### Written request
Every line below should be copied exactly; drop the pictures.

### Given information
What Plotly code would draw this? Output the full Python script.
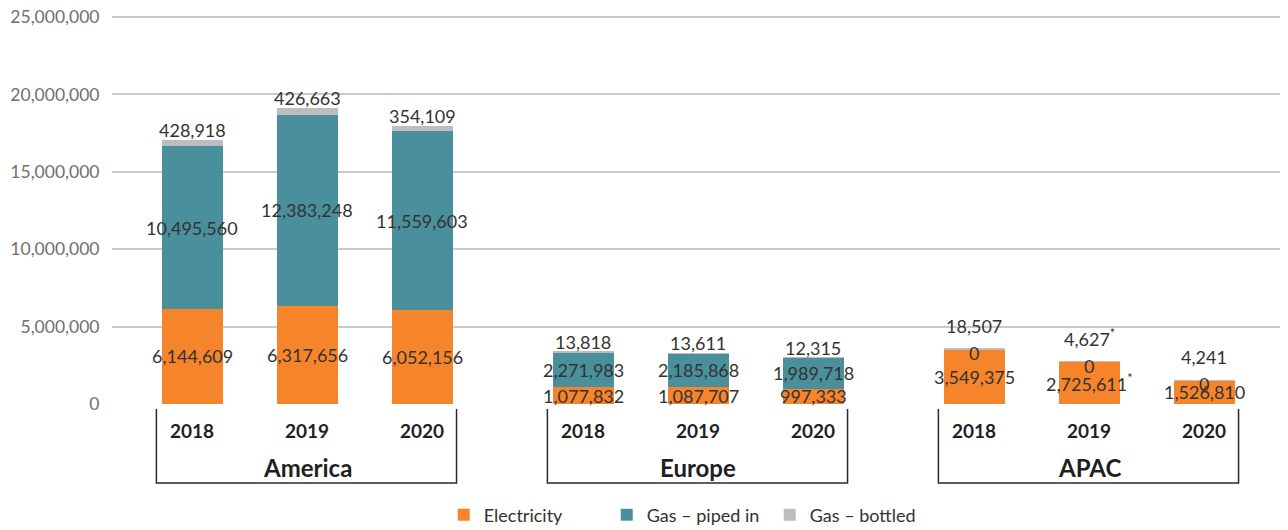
import plotly.graph_objects as go

# ---- data ----
regions = ["America", "Europe", "APAC"]
years = ["2018", "2019", "2020"]
electricity = [6144609, 6317656, 6052156, 1077832, 1087707, 997333, 3549375, 2725611, 1526810]
gas_piped = [10495560, 12383248, 11559603, 2271983, 2185868, 1989718, 0, 0, 0]
gas_bottled = [428918, 426663, 354109, 13818, 13611, 12315, 18507, 4627, 4241]
footnote = ["", "", "", "", "", "", "", "*", ""]  # asterisk markers on APAC 2019
y_ticks = [0, 5000000, 10000000, 15000000, 20000000, 25000000]

series_names = ["Electricity", "Gas – piped in", "Gas – bottled"]
colors = ["#F5842A", "#4A8F9C", "#BCBDC0"]

# ---- layout helpers ----
YEAR_STEP = 1.0
GROUP_STEP = 3.4
BAR_W = 0.53
xpos = []
for gi, _ in enumerate(regions):
    for yi, _ in enumerate(years):
        xpos.append(gi * GROUP_STEP + yi * YEAR_STEP)

FONT = "Lato"
LABEL_COLOR = "#333333"
LSIZE = 18

fig = go.Figure()
for name, vals, col in zip(series_names, [electricity, gas_piped, gas_bottled], colors):
    fig.add_trace(go.Bar(
        x=xpos, y=vals, name=name, width=BAR_W,
        marker=dict(color=col, line=dict(width=0)),
        hoverinfo="y+name",
    ))

annotations = []
for i, x in enumerate(xpos):
    e, g, b = electricity[i], gas_piped[i], gas_bottled[i]
    star = "<sup>*</sup>" if footnote[i] else ""
    annotations.append(dict(x=x, y=e / 2, xref="x", yref="y", text=f"{e:,}{star}",
                            showarrow=False, yanchor="middle",
                            font=dict(size=LSIZE, color=LABEL_COLOR, family=FONT)))
    annotations.append(dict(x=x, y=e + g / 2, xref="x", yref="y", text=f"{g:,}",
                            showarrow=False, yanchor="middle",
                            yshift=(-4 if g == 0 else 0),
                            font=dict(size=LSIZE, color=LABEL_COLOR, family=FONT)))
    annotations.append(dict(x=x, y=e + g + b, xref="x", yref="y", text=f"{b:,}{star}",
                            showarrow=False, yanchor="bottom",
                            yshift=(10 if g == 0 else -3),
                            font=dict(size=LSIZE, color=LABEL_COLOR, family=FONT)))

# plot area (page pixels): 14 (top) to 404 (bottom); y range runs a bit past 25M
PH = 390.0
Y_MAX = 25200000
def py(pix):
    return (404 - pix) / PH

shapes = []
for gi, reg in enumerate(regions):
    xs = xpos[gi * 3: gi * 3 + 3]
    for yi, yr in enumerate(years):
        annotations.append(dict(x=xs[yi], y=py(430), xref="x", yref="paper", text=f"<b>{yr}</b>",
                                showarrow=False, yanchor="middle",
                                font=dict(size=19, color="#1f1f1f", family=FONT)))
    annotations.append(dict(x=xs[1], y=py(467), xref="x", yref="paper", text=f"<b>{reg}</b>",
                            showarrow=False, yanchor="middle",
                            font=dict(size=24, color="#1f1f1f", family=FONT)))
    left = xs[0] - BAR_W / 2 - 0.045
    right = xs[2] + BAR_W / 2 + 0.035
    shapes.append(dict(type="path", xref="x", yref="paper",
                       path=f"M {left} {py(409)} L {left} {py(483)} L {right} {py(483)} L {right} {py(409)}",
                       line=dict(color="#2a2a2a", width=1.5)))

# page body has an 8px margin, so the figure is sized/placed to compensate
fig.update_layout(
    width=1280, height=522,
    margin=dict(l=104, r=0, t=6, b=126, autoexpand=False),
    paper_bgcolor="white", plot_bgcolor="white",
    barmode="stack",
    bargap=0,
    font=dict(family=FONT, color=LABEL_COLOR, size=LSIZE),
    xaxis=dict(range=[-0.696, 9.53], showticklabels=False, showgrid=False,
               zeroline=False, showline=False, fixedrange=True, automargin=False),
    yaxis=dict(range=[0, Y_MAX], tickvals=y_ticks, tickformat=",",
               showgrid=True, gridcolor="#CACACA", gridwidth=1.5,
               zeroline=False, showline=False, automargin=False,
               ticklabeloverflow="allow",
               ticks="outside", ticklen=8, tickcolor="rgba(0,0,0,0)",
               tickfont=dict(size=17.5, color="#707070", family=FONT)),
    legend=dict(orientation="h", x=0.49, xanchor="center", y=py(515), yanchor="middle",
                font=dict(size=LSIZE, color=LABEL_COLOR, family=FONT),
                entrywidth=118, entrywidthmode="pixels", itemsizing="constant",
                traceorder="normal"),
    annotations=annotations,
    shapes=shapes,
    showlegend=True,
)

fig.write_html("out.html")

### Written solution
What Plotly code would draw this? Output the full Python script.
import plotly.graph_objects as go

# ---- data ----
regions = ["America", "Europe", "APAC"]
years = ["2018", "2019", "2020"]
electricity = [6144609, 6317656, 6052156, 1077832, 1087707, 997333, 3549375, 2725611, 1526810]
gas_piped = [10495560, 12383248, 11559603, 2271983, 2185868, 1989718, 0, 0, 0]
gas_bottled = [428918, 426663, 354109, 13818, 13611, 12315, 18507, 4627, 4241]
footnote = ["", "", "", "", "", "", "", "*", ""]  # asterisk markers on APAC 2019
y_ticks = [0, 5000000, 10000000, 15000000, 20000000, 25000000]

series_names = ["Electricity", "Gas – piped in", "Gas – bottled"]
colors = ["#F5842A", "#4A8F9C", "#BCBDC0"]

# ---- layout helpers ----
YEAR_STEP = 1.0
GROUP_STEP = 3.4
BAR_W = 0.53
xpos = []
for gi, _ in enumerate(regions):
    for yi, _ in enumerate(years):
        xpos.append(gi * GROUP_STEP + yi * YEAR_STEP)

FONT = "Lato"
LABEL_COLOR = "#333333"
LSIZE = 18

fig = go.Figure()
for name, vals, col in zip(series_names, [electricity, gas_piped, gas_bottled], colors):
    fig.add_trace(go.Bar(
        x=xpos, y=vals, name=name, width=BAR_W,
        marker=dict(color=col, line=dict(width=0)),
        hoverinfo="y+name",
    ))

annotations = []
for i, x in enumerate(xpos):
    e, g, b = electricity[i], gas_piped[i], gas_bottled[i]
    star = "<sup>*</sup>" if footnote[i] else ""
    annotations.append(dict(x=x, y=e / 2, xref="x", yref="y", text=f"{e:,}{star}",
                            showarrow=False, yanchor="middle",
                            font=dict(size=LSIZE, color=LABEL_COLOR, family=FONT)))
    annotations.append(dict(x=x, y=e + g / 2, xref="x", yref="y", text=f"{g:,}",
                            showarrow=False, yanchor="middle",
                            yshift=(-4 if g == 0 else 0),
                            font=dict(size=LSIZE, color=LABEL_COLOR, family=FONT)))
    annotations.append(dict(x=x, y=e + g + b, xref="x", yref="y", text=f"{b:,}{star}",
                            showarrow=False, yanchor="bottom",
                            yshift=(10 if g == 0 else -3),
                            font=dict(size=LSIZE, color=LABEL_COLOR, family=FONT)))

# plot area (page pixels): 14 (top) to 404 (bottom); y range runs a bit past 25M
PH = 390.0
Y_MAX = 25200000
def py(pix):
    return (404 - pix) / PH

shapes = []
for gi, reg in enumerate(regions):
    xs = xpos[gi * 3: gi * 3 + 3]
    for yi, yr in enumerate(years):
        annotations.append(dict(x=xs[yi], y=py(430), xref="x", yref="paper", text=f"<b>{yr}</b>",
                                showarrow=False, yanchor="middle",
                                font=dict(size=19, color="#1f1f1f", family=FONT)))
    annotations.append(dict(x=xs[1], y=py(467), xref="x", yref="paper", text=f"<b>{reg}</b>",
                            showarrow=False, yanchor="middle",
                            font=dict(size=24, color="#1f1f1f", family=FONT)))
    left = xs[0] - BAR_W / 2 - 0.045
    right = xs[2] + BAR_W / 2 + 0.035
    shapes.append(dict(type="path", xref="x", yref="paper",
                       path=f"M {left} {py(409)} L {left} {py(483)} L {right} {py(483)} L {right} {py(409)}",
                       line=dict(color="#2a2a2a", width=1.5)))

# page body has an 8px margin, so the figure is sized/placed to compensate
fig.update_layout(
    width=1280, height=522,
    margin=dict(l=104, r=0, t=6, b=126, autoexpand=False),
    paper_bgcolor="white", plot_bgcolor="white",
    barmode="stack",
    bargap=0,
    font=dict(family=FONT, color=LABEL_COLOR, size=LSIZE),
    xaxis=dict(range=[-0.696, 9.53], showticklabels=False, showgrid=False,
               zeroline=False, showline=False, fixedrange=True, automargin=False),
    yaxis=dict(range=[0, Y_MAX], tickvals=y_ticks, tickformat=",",
               showgrid=True, gridcolor="#CACACA", gridwidth=1.5,
               zeroline=False, showline=False, automargin=False,
               ticklabeloverflow="allow",
               ticks="outside", ticklen=8, tickcolor="rgba(0,0,0,0)",
               tickfont=dict(size=17.5, color="#707070", family=FONT)),
    legend=dict(orientation="h", x=0.49, xanchor="center", y=py(515), yanchor="middle",
                font=dict(size=LSIZE, color=LABEL_COLOR, family=FONT),
                entrywidth=118, entrywidthmode="pixels", itemsizing="constant",
                traceorder="normal"),
    annotations=annotations,
    shapes=shapes,
    showlegend=True,
)

fig.write_html("out.html")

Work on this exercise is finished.